Quote every line as written. Omit pictures.

..............................

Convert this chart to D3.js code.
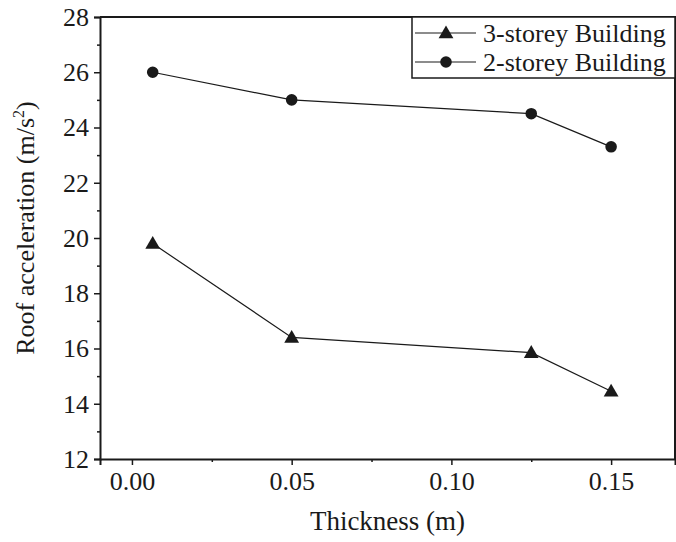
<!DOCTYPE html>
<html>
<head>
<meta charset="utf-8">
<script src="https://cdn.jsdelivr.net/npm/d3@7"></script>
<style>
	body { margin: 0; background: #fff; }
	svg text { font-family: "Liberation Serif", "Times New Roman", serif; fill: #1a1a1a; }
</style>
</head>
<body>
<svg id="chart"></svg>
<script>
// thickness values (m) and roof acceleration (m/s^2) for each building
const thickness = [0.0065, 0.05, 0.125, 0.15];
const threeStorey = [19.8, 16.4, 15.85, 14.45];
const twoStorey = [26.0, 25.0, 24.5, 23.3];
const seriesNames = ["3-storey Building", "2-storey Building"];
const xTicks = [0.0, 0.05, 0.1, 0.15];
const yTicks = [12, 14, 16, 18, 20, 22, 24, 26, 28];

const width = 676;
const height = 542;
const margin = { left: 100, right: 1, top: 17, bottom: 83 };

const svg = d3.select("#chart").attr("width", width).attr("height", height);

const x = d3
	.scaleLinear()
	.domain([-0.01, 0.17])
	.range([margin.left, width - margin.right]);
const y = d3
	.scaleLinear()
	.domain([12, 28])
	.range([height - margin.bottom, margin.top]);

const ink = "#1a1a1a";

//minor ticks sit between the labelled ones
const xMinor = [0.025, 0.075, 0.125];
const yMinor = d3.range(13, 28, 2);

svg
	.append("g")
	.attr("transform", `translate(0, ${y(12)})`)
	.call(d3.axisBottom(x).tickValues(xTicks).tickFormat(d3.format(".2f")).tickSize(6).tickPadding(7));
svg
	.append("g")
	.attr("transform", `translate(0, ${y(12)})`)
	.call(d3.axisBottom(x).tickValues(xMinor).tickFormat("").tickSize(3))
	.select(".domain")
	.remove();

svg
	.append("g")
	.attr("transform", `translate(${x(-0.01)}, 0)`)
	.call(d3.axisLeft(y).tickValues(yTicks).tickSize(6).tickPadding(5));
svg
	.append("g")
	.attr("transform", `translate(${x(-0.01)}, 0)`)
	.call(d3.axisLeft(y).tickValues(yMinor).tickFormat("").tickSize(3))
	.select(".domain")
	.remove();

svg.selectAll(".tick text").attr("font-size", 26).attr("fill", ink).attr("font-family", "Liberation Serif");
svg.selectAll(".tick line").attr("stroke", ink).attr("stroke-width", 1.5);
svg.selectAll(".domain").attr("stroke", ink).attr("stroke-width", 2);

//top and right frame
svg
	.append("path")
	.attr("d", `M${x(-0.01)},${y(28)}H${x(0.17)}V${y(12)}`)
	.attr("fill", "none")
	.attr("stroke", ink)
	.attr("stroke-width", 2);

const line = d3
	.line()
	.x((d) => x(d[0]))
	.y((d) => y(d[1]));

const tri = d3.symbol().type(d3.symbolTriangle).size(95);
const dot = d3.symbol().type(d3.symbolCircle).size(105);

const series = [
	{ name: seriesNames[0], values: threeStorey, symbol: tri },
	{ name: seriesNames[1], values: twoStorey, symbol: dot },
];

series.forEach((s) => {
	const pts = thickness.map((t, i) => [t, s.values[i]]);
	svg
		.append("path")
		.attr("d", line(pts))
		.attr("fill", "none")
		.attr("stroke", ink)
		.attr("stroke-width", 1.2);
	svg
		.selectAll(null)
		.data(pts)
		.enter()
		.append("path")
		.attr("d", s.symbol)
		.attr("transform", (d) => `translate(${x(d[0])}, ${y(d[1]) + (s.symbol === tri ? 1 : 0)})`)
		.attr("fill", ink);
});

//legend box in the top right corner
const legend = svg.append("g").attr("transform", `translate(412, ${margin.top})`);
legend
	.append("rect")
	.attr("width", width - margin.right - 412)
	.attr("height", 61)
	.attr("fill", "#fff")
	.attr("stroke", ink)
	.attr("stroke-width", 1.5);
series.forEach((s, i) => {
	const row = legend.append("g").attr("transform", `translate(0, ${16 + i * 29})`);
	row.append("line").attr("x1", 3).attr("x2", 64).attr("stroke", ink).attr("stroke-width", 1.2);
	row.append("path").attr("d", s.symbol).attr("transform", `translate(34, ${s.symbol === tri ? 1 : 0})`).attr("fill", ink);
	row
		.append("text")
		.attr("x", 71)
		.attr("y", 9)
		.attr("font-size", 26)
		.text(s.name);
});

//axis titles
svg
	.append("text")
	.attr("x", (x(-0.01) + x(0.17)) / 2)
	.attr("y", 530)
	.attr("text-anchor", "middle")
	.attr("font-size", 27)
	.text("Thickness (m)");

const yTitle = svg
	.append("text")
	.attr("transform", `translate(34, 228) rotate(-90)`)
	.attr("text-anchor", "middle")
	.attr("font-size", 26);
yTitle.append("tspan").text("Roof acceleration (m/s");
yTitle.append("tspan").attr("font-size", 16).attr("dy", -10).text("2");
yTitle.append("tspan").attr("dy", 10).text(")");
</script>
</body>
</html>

..............................

Solution to this problem →
Convert this chart to D3.js code.
<!DOCTYPE html>
<html>
<head>
<meta charset="utf-8">
<script src="https://cdn.jsdelivr.net/npm/d3@7"></script>
<style>
	body { margin: 0; background: #fff; }
	svg text { font-family: "Liberation Serif", "Times New Roman", serif; fill: #1a1a1a; }
</style>
</head>
<body>
<svg id="chart"></svg>
<script>
// thickness values (m) and roof acceleration (m/s^2) for each building
const thickness = [0.0065, 0.05, 0.125, 0.15];
const threeStorey = [19.8, 16.4, 15.85, 14.45];
const twoStorey = [26.0, 25.0, 24.5, 23.3];
const seriesNames = ["3-storey Building", "2-storey Building"];
const xTicks = [0.0, 0.05, 0.1, 0.15];
const yTicks = [12, 14, 16, 18, 20, 22, 24, 26, 28];

const width = 676;
const height = 542;
const margin = { left: 100, right: 1, top: 17, bottom: 83 };

const svg = d3.select("#chart").attr("width", width).attr("height", height);

const x = d3
	.scaleLinear()
	.domain([-0.01, 0.17])
	.range([margin.left, width - margin.right]);
const y = d3
	.scaleLinear()
	.domain([12, 28])
	.range([height - margin.bottom, margin.top]);

const ink = "#1a1a1a";

//minor ticks sit between the labelled ones
const xMinor = [0.025, 0.075, 0.125];
const yMinor = d3.range(13, 28, 2);

svg
	.append("g")
	.attr("transform", `translate(0, ${y(12)})`)
	.call(d3.axisBottom(x).tickValues(xTicks).tickFormat(d3.format(".2f")).tickSize(6).tickPadding(7));
svg
	.append("g")
	.attr("transform", `translate(0, ${y(12)})`)
	.call(d3.axisBottom(x).tickValues(xMinor).tickFormat("").tickSize(3))
	.select(".domain")
	.remove();

svg
	.append("g")
	.attr("transform", `translate(${x(-0.01)}, 0)`)
	.call(d3.axisLeft(y).tickValues(yTicks).tickSize(6).tickPadding(5));
svg
	.append("g")
	.attr("transform", `translate(${x(-0.01)}, 0)`)
	.call(d3.axisLeft(y).tickValues(yMinor).tickFormat("").tickSize(3))
	.select(".domain")
	.remove();

svg.selectAll(".tick text").attr("font-size", 26).attr("fill", ink).attr("font-family", "Liberation Serif");
svg.selectAll(".tick line").attr("stroke", ink).attr("stroke-width", 1.5);
svg.selectAll(".domain").attr("stroke", ink).attr("stroke-width", 2);

//top and right frame
svg
	.append("path")
	.attr("d", `M${x(-0.01)},${y(28)}H${x(0.17)}V${y(12)}`)
	.attr("fill", "none")
	.attr("stroke", ink)
	.attr("stroke-width", 2);

const line = d3
	.line()
	.x((d) => x(d[0]))
	.y((d) => y(d[1]));

const tri = d3.symbol().type(d3.symbolTriangle).size(95);
const dot = d3.symbol().type(d3.symbolCircle).size(105);

const series = [
	{ name: seriesNames[0], values: threeStorey, symbol: tri },
	{ name: seriesNames[1], values: twoStorey, symbol: dot },
];

series.forEach((s) => {
	const pts = thickness.map((t, i) => [t, s.values[i]]);
	svg
		.append("path")
		.attr("d", line(pts))
		.attr("fill", "none")
		.attr("stroke", ink)
		.attr("stroke-width", 1.2);
	svg
		.selectAll(null)
		.data(pts)
		.enter()
		.append("path")
		.attr("d", s.symbol)
		.attr("transform", (d) => `translate(${x(d[0])}, ${y(d[1]) + (s.symbol === tri ? 1 : 0)})`)
		.attr("fill", ink);
});

//legend box in the top right corner
const legend = svg.append("g").attr("transform", `translate(412, ${margin.top})`);
legend
	.append("rect")
	.attr("width", width - margin.right - 412)
	.attr("height", 61)
	.attr("fill", "#fff")
	.attr("stroke", ink)
	.attr("stroke-width", 1.5);
series.forEach((s, i) => {
	const row = legend.append("g").attr("transform", `translate(0, ${16 + i * 29})`);
	row.append("line").attr("x1", 3).attr("x2", 64).attr("stroke", ink).attr("stroke-width", 1.2);
	row.append("path").attr("d", s.symbol).attr("transform", `translate(34, ${s.symbol === tri ? 1 : 0})`).attr("fill", ink);
	row
		.append("text")
		.attr("x", 71)
		.attr("y", 9)
		.attr("font-size", 26)
		.text(s.name);
});

//axis titles
svg
	.append("text")
	.attr("x", (x(-0.01) + x(0.17)) / 2)
	.attr("y", 530)
	.attr("text-anchor", "middle")
	.attr("font-size", 27)
	.text("Thickness (m)");

const yTitle = svg
	.append("text")
	.attr("transform", `translate(34, 228) rotate(-90)`)
	.attr("text-anchor", "middle")
	.attr("font-size", 26);
yTitle.append("tspan").text("Roof acceleration (m/s");
yTitle.append("tspan").attr("font-size", 16).attr("dy", -10).text("2");
yTitle.append("tspan").attr("dy", 10).text(")");
</script>
</body>
</html>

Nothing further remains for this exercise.